8-K/A 1 f8ka_022614.htm FORM 8-K/A f8ka_022614.htm
UNITED STATES
SECURITIES AND EXCHANGE COMMISSION
Washington, D.C.  20549
___________________________________
 
FORM 8-K/A
AMENDMENT NO. 1

Current Report
Pursuant to Section 13 or 15(d) of the Securities Exchange Act of 1934
 
Date of Report (Date of earliest event reported): February 26, 2014
 
EDGEWATER TECHNOLOGY, INC.

(Exact name of registrant as specified in its charter)
 
Delaware
 
000-20971
 
71-0788538
(State or other jurisdiction of
incorporation)
 
(Commission File No.)
 
(IRS Employer Identification No.)
         
200 Harvard Mill Square, Suite 210
Wakefield, Massachusetts 01880
 (Address of Principal Executive Offices)(Zip Code)
 
Registrant’s telephone number, including area code: (781) 246-3343
 
 Check the appropriate box below if the Form 8-K filing is intended to simultaneously satisfy the filing obligation of the registrant under any of the following provisions (see General Instruction A.2. below):

[  ]
Written communications pursuant to Rule 425 under the Securities Act (17 CFR 230.425)
[  ]
Soliciting material pursuant to Rule 14a-12 under the Exchange Act (17 CFR 240.14a-12)
[  ]
Pre-commencement communications pursuant to Rule 14d-2(b) under the Exchange Act (17 CFR 240.14d-2-(b))
[  ]
Pre-commencement communications pursuant to Rule 13e-4(c) under the Exchange Act (17 CFR 240.13e-4(c))
 
 
 

 
Explanatory Note

This Current Report on Form 8-K/A is being filed solely to correct the error in the press release described in Item 2.02 below.

ITEM 2.02
RESULTS OF OPERATIONS AND FINANCIAL CONDITION

On February 26, 2014, Edgewater Technology, Inc. (the “Company”) filed a form 8-K disclosing a press release announcing its fourth quarter and full year 2013 results (the “Initial 8-K”).  This Current Report on Form 8-K/A (“Amendment No. 1”) amends the initial Form 8-K and related press release to revise the Management Commentary portion of the press release.  A copy of the Company’s revised press release is attached hereto and furnished as Exhibit 99.1 and is incorporated in this report by reference.

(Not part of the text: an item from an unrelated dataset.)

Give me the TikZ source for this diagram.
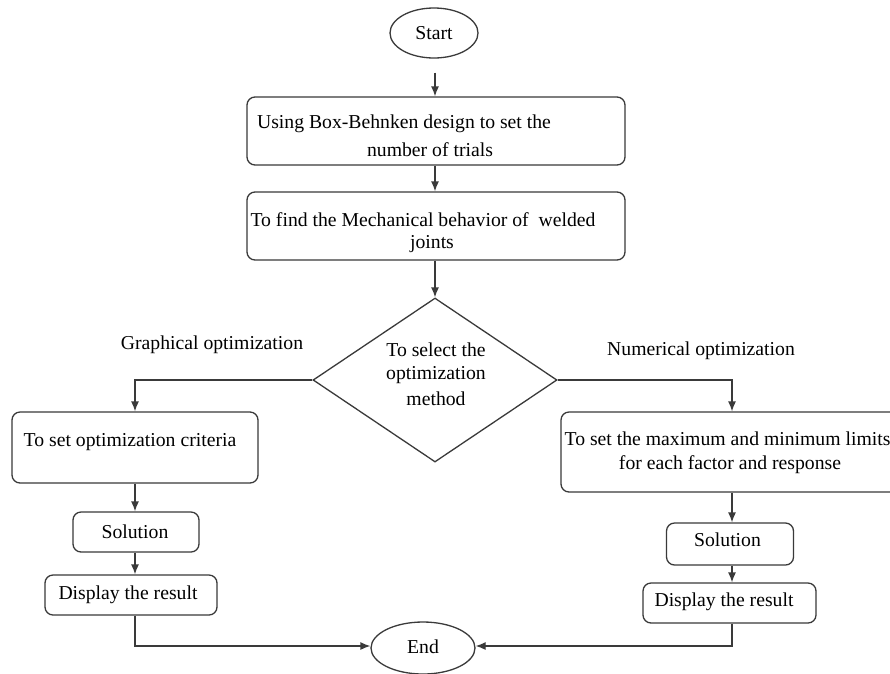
\documentclass[tikz,border=0pt]{standalone}
\usepackage{fontspec}
\setmainfont{Liberation Serif}
\usetikzlibrary{shapes.geometric,arrows.meta,calc}
\definecolor{linec}{HTML}{3A3A3A}
\begin{document}
\begin{tikzpicture}[x=1pt,y=-1pt,
  every node/.style={font=\rmfamily\fontsize{19.7}{25}\selectfont, text=black},
  shp/.style={draw=linec, line width=1.3pt, inner sep=0pt},
  box/.style={shp, rounded corners=8pt},
  oval/.style={shp, ellipse},
  dia/.style={shp, diamond},
  txt/.style={inner sep=0pt},
  conn/.style={draw=linec, line width=1.3pt, -{Latex[length=10pt,width=8pt]}},
  plain/.style={draw=linec, line width=1.3pt}]
\clip (0,0) rectangle (890,673);
\fill[white] (0,0) rectangle (890,673);
% column coordinates
\coordinate (mc) at (435,0);
\coordinate (lc) at (135,0);
\coordinate (rc) at (732,0);
% shapes
\node[oval, minimum width=88pt, minimum height=50pt] (start) at (434,33) {};
\node[box, minimum width=378pt, minimum height=68pt] (b1) at (436,131) {};
\node[box, minimum width=378pt, minimum height=68pt] (b2) at (436,226) {};
\node[dia, minimum width=244pt, minimum height=164pt] (d) at (435,380) {};
\node[box, minimum width=246pt, minimum height=71pt] (l1) at (135,447.5) {};
\node[box, minimum width=126pt, minimum height=40pt] (sl) at (136,532) {};
\node[box, minimum width=172pt, minimum height=40pt] (dl) at (131,595) {};
\node[box, minimum width=342pt, minimum height=80pt] (r1) at (732,452) {};
\node[box, minimum width=127pt, minimum height=42pt] (sr) at (730,544) {};
\node[box, minimum width=173pt, minimum height=40pt] (dr) at (729.5,603) {};
\node[oval, minimum width=104pt, minimum height=52pt] (end) at (423,648) {};
% texts
\node[txt] (tstart) at (434,33) {Start};
\node[txt] (tb1a) at (404,124) {Using Box-Behnken design to set the};
\node[txt] (tb1b) at (430,150) {number of trials};
\node[txt] (tb2a) at (423,220) {To find the Mechanical behavior of \ welded};
\node[txt] (tb2b) at (432,244) {joints};
\node[txt] (td1) at (436,350) {To select the};
\node[txt] (td2) at (436,375) {optimization};
\node[txt] (td3) at (436,399) {method};
\node[txt] (tgr) at (212,345) {Graphical optimization};
\node[txt] (tnu) at (701,351) {Numerical optimization};
\node[txt] (tl1) at (130,442) {To set optimization criteria};
\node[txt] (tsl) at (135,532) {Solution};
\node[txt] (tdl) at (128,595) {Display the result};
\node[txt] (tr1a) at (727.5,439) {To set the maximum and minimum limits};
\node[txt] (tr1b) at (730,465) {for each factor and response};
\node[txt] (tsr) at (727.5,540) {Solution};
\node[txt] (tdr) at (724,602) {Display the result};
\node[txt] (tend) at (423,647) {End};
% connectors
\draw[conn, shorten <=14pt] (start.south -| mc) -- (b1.north -| mc);
\draw[conn] (b1.south -| mc) -- (b2.north -| mc);
\draw[conn] (b2.south -| mc) -- (d.north);
\draw[conn] (d.west) -| (l1.north -| lc);
\draw[conn] (d.east) -| (r1.north -| rc);
\draw[conn] (l1.south -| lc) -- (sl.north -| lc);
\draw[conn] (sl.south -| lc) -- (dl.north -| lc);
\draw[conn] (r1.south -| rc) -- (sr.north -| rc);
\draw[conn] (sr.south -| rc) -- (dr.north -| rc);
\draw[conn] (dl.south -| lc) |- ([yshift=2pt]end.west);
\draw[conn] (dr.south -| rc) |- ([yshift=2pt]end.east);
\end{tikzpicture}
\end{document}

The information in this Amendment No. 1, including the accompanying Exhibit 99.1, shall not be deemed “filed” for purposes of Section 18 of the Securities Exchange Act of 1934, as amended (the “Exchange Act”), or otherwise subject to the liability of such section, nor shall such information be deemed incorporated by reference in any filing under the Securities Act of 1933 or the Exchange Act, regardless of the general incorporation language of such filing, except as shall be expressly set forth by specific reference in such filing.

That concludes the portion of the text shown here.